A straightforward, “flesh-and-blood” study of the president that underscores the depth and ambiguity behind the charming facade.
Hamby (Emeritus, History/Ohio Univ.; For the Survival of Democracy, 2007, etc.) recounts his early memories of hearing a Franklin Roosevelt fireside chat and the shocking announcement of his death on April 12, 1945. He fashions this study around the notion of how the life of a great personage shaped an entire era—namely, the way America wanted to see itself. FDR came from old money with a sense of “special social standing,” and he was imbued on both sides of his family with the ideals of “Calvinist piety, thrift and capitalist enterprise”—none of which he actually embraced. An only child adored by his parents, he was an early leader and a bit of a trickster who knew how to get around the proper rules.

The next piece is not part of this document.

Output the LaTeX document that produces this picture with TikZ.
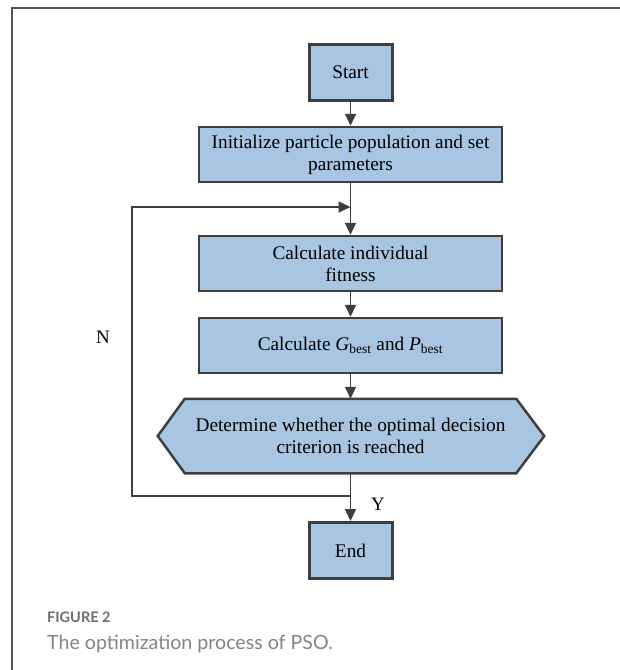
\documentclass[tikz,border=0pt]{standalone}
\usepackage{fontspec}
\setmainfont{Liberation Serif}
\newfontfamily\capfont{Lato}
\usetikzlibrary{arrows.meta}
\definecolor{boxfill}{HTML}{A8C5E1}
\definecolor{boxline}{HTML}{3E3E3E}
\definecolor{framegray}{HTML}{555555}
\definecolor{capgray}{HTML}{6E6E6E}
\begin{document}
\begin{tikzpicture}[x=1pt,y=-1pt,
  stepbox/.style={draw=boxline, fill=boxfill, line width=2.5pt, inner sep=0pt,
    align=center, font=\fontsize{19.3}{22}\selectfont},
  termbox/.style={stepbox, line width=3pt, minimum width=83pt, minimum height=56pt},
  widebox/.style={stepbox, minimum width=303pt, minimum height=55pt},
  flow/.style={draw=boxline, line width=1.8pt, -{Triangle[length=12pt,width=11pt]}},
  plain/.style={draw=boxline, line width=1.8pt},
  lbl/.style={font=\fontsize{19}{22}\selectfont, inner sep=0pt}
]
\useasboundingbox (0,0) rectangle (620,670);
% outer frame (open to the right and bottom)
\draw[framegray, line width=2pt] (12,670) -- (12,8) -- (620,8);

% process nodes
\node[termbox] (start) at (350.5,72) {Start};
\node[widebox] (init) at (350.5,154.5) {Initialize particle population and set\\parameters};
\node[widebox] (fit) at (350.5,263.5) {Calculate individual\\fitness};
\node[widebox] (best) at (350.5,345.5) {Calculate \textit{G}\textsubscript{best} and \textit{P}\textsubscript{best}};
% decision: hexagon drawn around a text node
\node[stepbox, draw=none, fill=none, minimum width=329pt, minimum height=72pt] (dec) at (350.5,436) {};
\draw[draw=boxline, fill=boxfill, line width=2.5pt, line join=miter]
  (dec.north west) -- (dec.north east) -- ([xshift=28pt]dec.east) -- (dec.south east)
  -- (dec.south west) -- ([xshift=-27pt]dec.west) -- cycle;
\node[stepbox, draw=none, fill=none] (dectext) at (dec.center)
  {Determine whether the optimal decision\\criterion is reached};
\node[termbox] (end) at (350.5,550.5) {End};

% loop corners
\coordinate (join) at (350.5,207);
\coordinate (split) at (350.5,496);
\coordinate (lb) at (132,496);
\coordinate (lt) at (132,207);

% connectors
\draw[flow] (start) -- (init);
\draw[plain] (init) -- (join);
\draw[flow] (join) -- (fit);
\draw[flow] (fit) -- (best);
\draw[flow] (best) -- (dec);
\draw[flow] (dec) -- (end);
\draw[flow] (split) -- (lb) -- (lt) -- (join);

\node[lbl] (ylab) at (378,504) {Y};
\node[lbl] (nlab) at (103,337) {N};

% caption
\node[anchor=base west, inner sep=0pt, text=capgray, font=\capfont\bfseries\fontsize{14.5}{16}\selectfont] (fig) at (47,622) {FIGURE 2};
\node[anchor=base west, inner sep=0pt, text=capgray!85, font=\capfont\fontsize{19.6}{22}\selectfont] (cap) at (47,649) {The optimization process of PSO.};
\end{tikzpicture}
\end{document}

When his father died and his mother, Sara, devoted herself to him, he was able to maintain his independence and marry the woman he wanted, Eleanor; by his early 20s, he had “honed his skills of manipulation and deception to a scalpel’s edge.” This ability served him well in his increasingly public profile. Deeply influenced by the progressive ideals of his cousin Teddy Roosevelt and Eleanor’s strong commitment to public duty, FDR was becoming a leader who understood the needs of the people. Hamby moves thematically through the crucial next decades, focusing on FDR’s engagement of one challenge after the next: grim social realities that remained after the exalted victory in World War I; the polio that struck him down—though he transformed his affliction into a crusading philanthropy; and the desperate economic times that prompted him to harness the country to bold new ideas. Hamby also explores what he considers FDR’s crowning achievement: his “defense of democracy” during a horrendous global conflagration.
Not exactly revelatory but an accessible biography that adds to the large body of existing FDR scholarship.